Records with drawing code
↓

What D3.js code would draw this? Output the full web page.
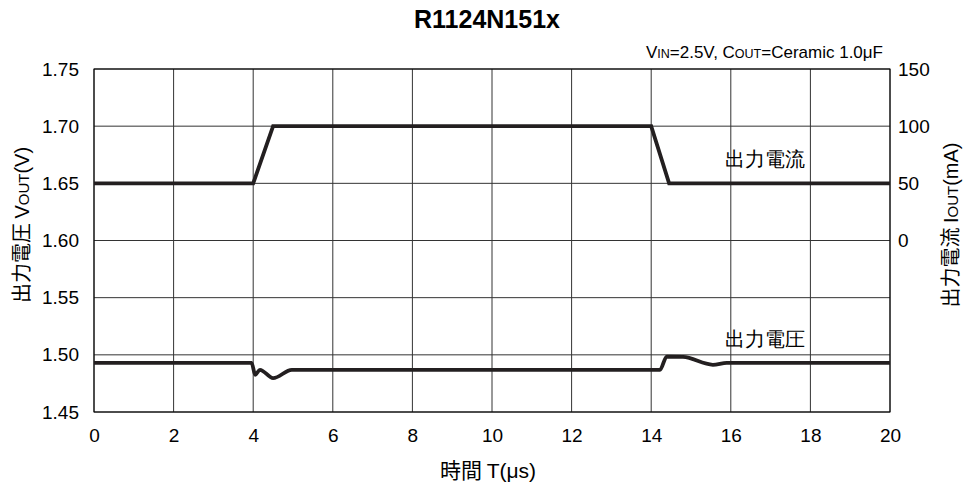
<!DOCTYPE html>
<html><head><meta charset="utf-8">
<script src="https://cdn.jsdelivr.net/npm/d3@7"></script>
<style>body{margin:0;background:#fff}svg{display:block}text{font-family:"Liberation Sans",Arial,sans-serif;fill:#000}</style>
</head><body>
<svg id="c" width="968" height="489"></svg>
<script>
const xTicks = [0,2,4,6,8,10,12,14,16,18,20];
const vTicks = [1.45,1.50,1.55,1.60,1.65,1.70,1.75];
const vTickLabels = ["1.45","1.50","1.55","1.60","1.65","1.70","1.75"];
const iTicks = [0,50,100,150];
const currentT = [0,4.0,4.5,14.0,14.45,20];
const currentI = [50,50,100,100,50,50];
const voltT = [0,3.96,4.05,4.17,4.5,4.97,14.22,14.39,14.8,15.55,15.9,20];
const voltV = [1.4930,1.4930,1.4825,1.4869,1.4796,1.4869,1.4869,1.4985,1.4982,1.4913,1.4930,1.4930];

const svg = d3.select("#c");
const L=94,R=890,T=69,B=412;
const x = d3.scaleLinear().domain([0,20]).range([L,R]);
const yV = d3.scaleLinear().domain([1.45,1.75]).range([B,T]);
const yI = d3.scaleLinear().domain([-150,150]).range([B,T]);
const FS = 19;

// grid
svg.append("g").selectAll("line").data(xTicks).join("line")
  .attr("x1",d=>x(d)).attr("x2",d=>x(d)).attr("y1",T).attr("y2",B)
  .attr("stroke","#333").attr("stroke-width",1);
svg.append("g").selectAll("line").data(vTicks).join("line")
  .attr("x1",L).attr("x2",R).attr("y1",d=>yV(d)).attr("y2",d=>yV(d))
  .attr("stroke","#333").attr("stroke-width",1);
svg.append("rect").attr("x",L).attr("y",T).attr("width",R-L).attr("height",B-T)
  .attr("fill","none").attr("stroke","#000").attr("stroke-width",1);

// axes
const ax = svg.append("g").attr("transform",`translate(0,${B})`)
  .call(d3.axisBottom(x).tickValues(xTicks).tickSize(0).tickPadding(17).tickFormat(d3.format("d")));
const al = svg.append("g").attr("transform",`translate(${L},0)`)
  .call(d3.axisLeft(yV).tickValues(vTicks).tickSize(0).tickPadding(15).tickFormat((d,i)=>vTickLabels[i]));
const ar = svg.append("g").attr("transform",`translate(${R},0)`)
  .call(d3.axisRight(yI).tickValues(iTicks).tickSize(0).tickPadding(8).tickFormat(d3.format("d")));
[ax,al,ar].forEach(g=>{g.select(".domain").remove();g.selectAll("text").attr("font-size",FS).attr("font-family","Liberation Sans, Arial, sans-serif").attr("fill","#000");});

// lines
const lineI = d3.line().x((d,i)=>x(currentT[i])).y((d,i)=>yI(currentI[i]));
svg.append("path").attr("d",lineI(currentT)).attr("fill","none").attr("stroke","#231f20").attr("stroke-width",3.8).attr("stroke-linejoin","miter");
const lineV = d3.line().x((d,i)=>x(voltT[i])).y((d,i)=>yV(voltV[i])).curve(d3.curveMonotoneX);
svg.append("path").attr("d",lineV(voltT)).attr("fill","none").attr("stroke","#231f20").attr("stroke-width",3.8);

// labels
svg.append("text").attr("x",487).attr("y",28).attr("text-anchor","middle").attr("font-size",25).attr("font-weight","bold").text("R1124N151x");
const ann = svg.append("text").attr("x",883).attr("y",58).attr("text-anchor","end").attr("font-size",17);
ann.append("tspan").text("V");
ann.append("tspan").attr("font-size",12.5).text("IN");
ann.append("tspan").text("=2.5V, C");
ann.append("tspan").attr("font-size",12.5).text("OUT");
ann.append("tspan").text("=Ceramic 1.0μF");

svg.append("text").attr("x",765).attr("y",166).attr("text-anchor","middle").attr("font-size",20).attr("font-family","Noto Sans CJK JP").text("出力電流");
svg.append("text").attr("x",765).attr("y",346).attr("text-anchor","middle").attr("font-size",20).attr("font-family","Noto Sans CJK JP").text("出力電圧");

const xl = svg.append("text").attr("x",488).attr("y",478).attr("text-anchor","middle").attr("font-size",21);
xl.append("tspan").attr("font-family","Noto Sans CJK JP").text("時間 ");
xl.append("tspan").text("T(μs)");

const yl = svg.append("text").attr("transform","translate(29,225) rotate(-90)").attr("text-anchor","middle").attr("font-size",20);
yl.append("tspan").attr("font-family","Noto Sans CJK JP").text("出力電圧 ");
yl.append("tspan").text("V");
yl.append("tspan").attr("font-size",15).text("OUT");
yl.append("tspan").text("(V)");

const yr = svg.append("text").attr("transform","translate(958,225) rotate(-90)").attr("text-anchor","middle").attr("font-size",20);
yr.append("tspan").attr("font-family","Noto Sans CJK JP").text("出力電流 ");
yr.append("tspan").text("I");
yr.append("tspan").attr("font-size",15).text("OUT");
yr.append("tspan").text("(mA)");
</script>
</body></html>
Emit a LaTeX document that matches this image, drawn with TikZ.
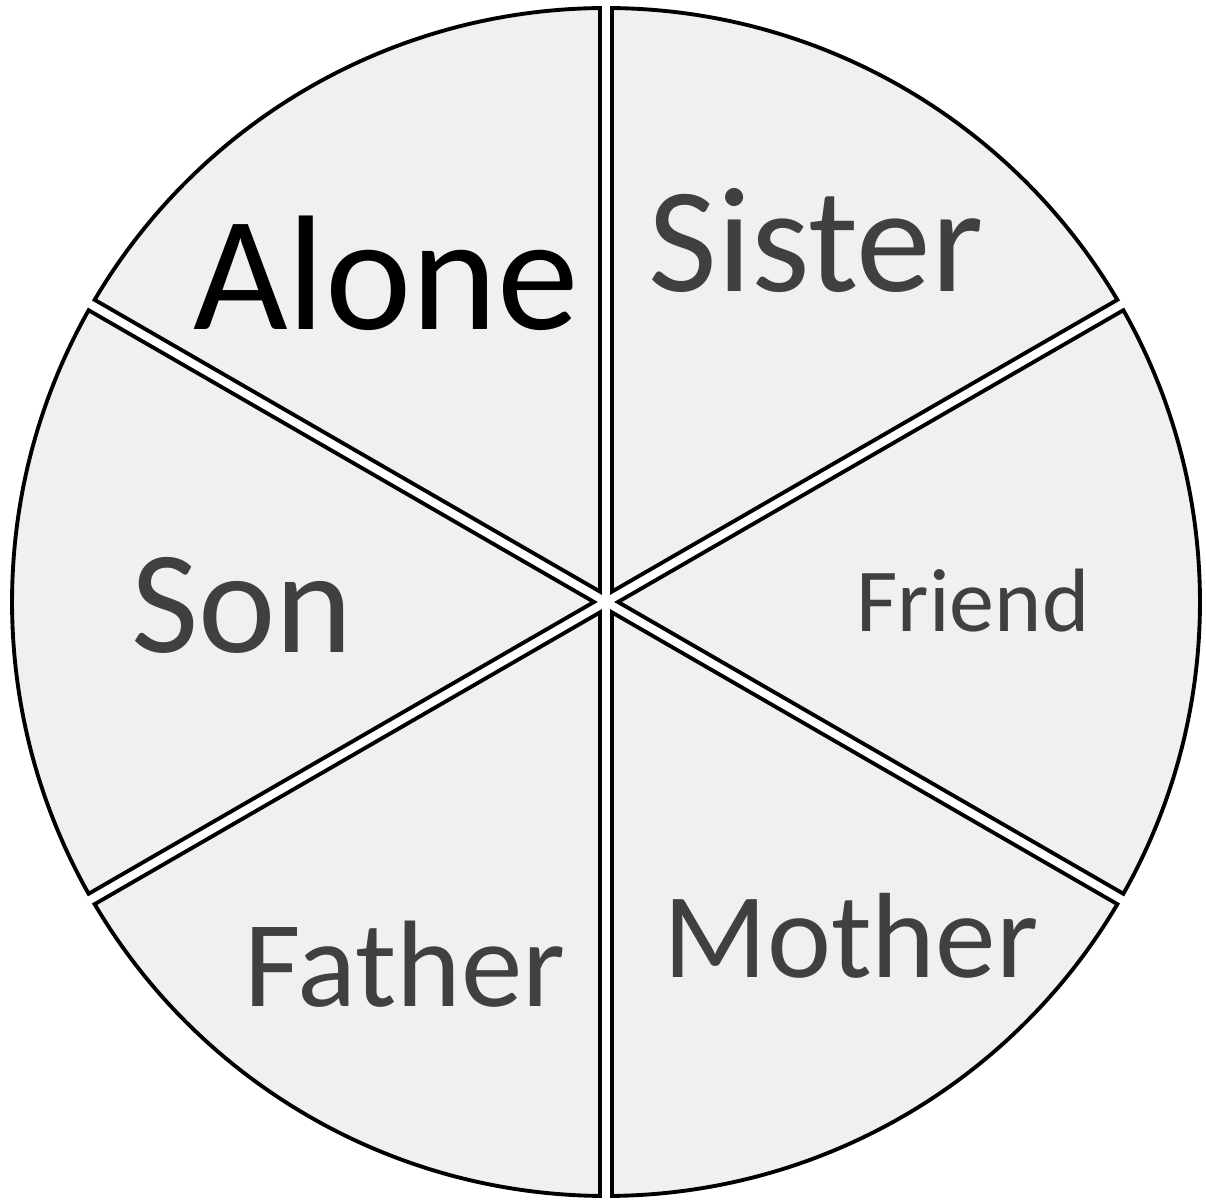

↑

Copy every line in the records above that contains the word "this".

-- Expected answer --
What D3.js code would draw this? Output the full web page.
Emit a LaTeX document that matches this image, drawn with TikZ.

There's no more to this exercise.